I don't think they would be the ones to profit from this invention though.
I understand that the job encompasses other duties, my father is a retired truck driver. That said, my answer is "yes, I think they could, just as well, or better than any human".

You could have multiple cameras on the load using computer vision to detect movement. You could have weight sensors sending feedback to the system. I'm sure there are many ways to do this, and any of them would beat a human behind the wheel.

Then why not deploy such systems now? Prove they can handle all the odd jobs better than the human.
Huh? I'm not saying they exist, just that it's not impossible for me to imagine these problems being solved or being minimized to a level that is no worse than current human driver would perform.
dsnuh - I haven't seen anyone argue against "[software+hardware] would beat a human behind the wheel", its just that developing the tech to achieve this feat with the same level of accuracy as the top 10-20% of current CDL drives is extremely expensive and caries a lot of risk. Nobody seems to of cracked the nut on it.

You're right in that there are many ways to do this, but none have come even close to beating a decent human behind the wheel.

I don't see any indication in the article that they are stopping due to technical challenges. They already demonstrated it on the road, so it seems they were well on their way. It appears this project is a victim of politics and legal action.

Why do you think we need to get to the level of top 10%-20% of commercial drivers? How do you come to that cutoff point? If we had automated trucks that could move freight 24/7 with even 5% better than average accident rates (for example) would be a huge win.

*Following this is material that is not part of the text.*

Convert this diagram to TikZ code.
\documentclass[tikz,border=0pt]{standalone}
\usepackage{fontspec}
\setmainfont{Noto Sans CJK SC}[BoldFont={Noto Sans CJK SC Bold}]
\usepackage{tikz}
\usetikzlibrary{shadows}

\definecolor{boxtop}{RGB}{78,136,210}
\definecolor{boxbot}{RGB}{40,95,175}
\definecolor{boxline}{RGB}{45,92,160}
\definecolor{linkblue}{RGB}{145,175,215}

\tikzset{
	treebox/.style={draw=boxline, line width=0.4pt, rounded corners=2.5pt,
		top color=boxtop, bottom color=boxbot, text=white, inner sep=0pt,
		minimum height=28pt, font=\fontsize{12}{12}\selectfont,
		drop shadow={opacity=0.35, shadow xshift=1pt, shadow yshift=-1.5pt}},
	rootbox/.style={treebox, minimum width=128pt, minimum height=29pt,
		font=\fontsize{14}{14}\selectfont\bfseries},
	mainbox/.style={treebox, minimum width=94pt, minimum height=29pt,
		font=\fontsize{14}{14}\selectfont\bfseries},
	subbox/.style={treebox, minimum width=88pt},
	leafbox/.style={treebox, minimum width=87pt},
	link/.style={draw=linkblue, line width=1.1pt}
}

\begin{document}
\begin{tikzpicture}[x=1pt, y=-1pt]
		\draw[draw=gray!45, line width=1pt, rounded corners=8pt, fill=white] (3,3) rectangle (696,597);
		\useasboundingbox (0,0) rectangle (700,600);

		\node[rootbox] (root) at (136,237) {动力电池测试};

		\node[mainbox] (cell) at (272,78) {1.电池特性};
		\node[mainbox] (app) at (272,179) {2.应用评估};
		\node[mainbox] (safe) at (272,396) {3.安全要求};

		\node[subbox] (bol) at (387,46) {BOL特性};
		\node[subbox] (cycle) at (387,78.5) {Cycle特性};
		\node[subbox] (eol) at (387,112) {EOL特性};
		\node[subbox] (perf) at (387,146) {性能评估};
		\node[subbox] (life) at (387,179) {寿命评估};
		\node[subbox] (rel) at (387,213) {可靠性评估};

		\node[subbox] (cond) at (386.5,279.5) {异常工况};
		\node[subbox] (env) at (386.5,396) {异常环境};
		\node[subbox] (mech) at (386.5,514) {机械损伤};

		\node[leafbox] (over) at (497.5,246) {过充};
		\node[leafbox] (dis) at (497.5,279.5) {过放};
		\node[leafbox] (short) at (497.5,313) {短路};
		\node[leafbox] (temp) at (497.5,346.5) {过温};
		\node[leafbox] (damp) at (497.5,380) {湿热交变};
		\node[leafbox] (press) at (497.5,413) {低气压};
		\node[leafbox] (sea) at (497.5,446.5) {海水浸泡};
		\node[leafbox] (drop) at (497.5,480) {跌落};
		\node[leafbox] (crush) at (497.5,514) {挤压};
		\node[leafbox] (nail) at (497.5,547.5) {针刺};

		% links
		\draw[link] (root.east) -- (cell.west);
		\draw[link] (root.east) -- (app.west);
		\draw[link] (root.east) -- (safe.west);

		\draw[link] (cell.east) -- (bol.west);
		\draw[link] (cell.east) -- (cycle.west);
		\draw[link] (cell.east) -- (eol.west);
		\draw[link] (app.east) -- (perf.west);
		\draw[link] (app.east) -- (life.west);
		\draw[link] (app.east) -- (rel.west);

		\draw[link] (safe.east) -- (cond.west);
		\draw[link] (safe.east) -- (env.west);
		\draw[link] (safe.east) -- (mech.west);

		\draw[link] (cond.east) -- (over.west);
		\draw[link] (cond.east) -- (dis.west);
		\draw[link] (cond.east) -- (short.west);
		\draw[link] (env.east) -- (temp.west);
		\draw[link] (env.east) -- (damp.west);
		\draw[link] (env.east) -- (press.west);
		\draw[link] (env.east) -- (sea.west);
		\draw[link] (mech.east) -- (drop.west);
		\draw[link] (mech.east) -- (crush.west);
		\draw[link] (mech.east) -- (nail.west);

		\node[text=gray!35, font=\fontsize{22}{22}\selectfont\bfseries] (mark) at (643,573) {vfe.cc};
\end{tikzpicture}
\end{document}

I agree for the most part, but it's not quite as simple as just having better accident rates. That is one thing, but there are other considerations as well. When there are accidents, are they predictable ones, or is it completely random? Did it make a decision that we cannot explain which led to the accident? People aren't going to like completely random accidents, even if there are slightly fewer of them. Can we assign fault in the case of an accident, sometimes, always?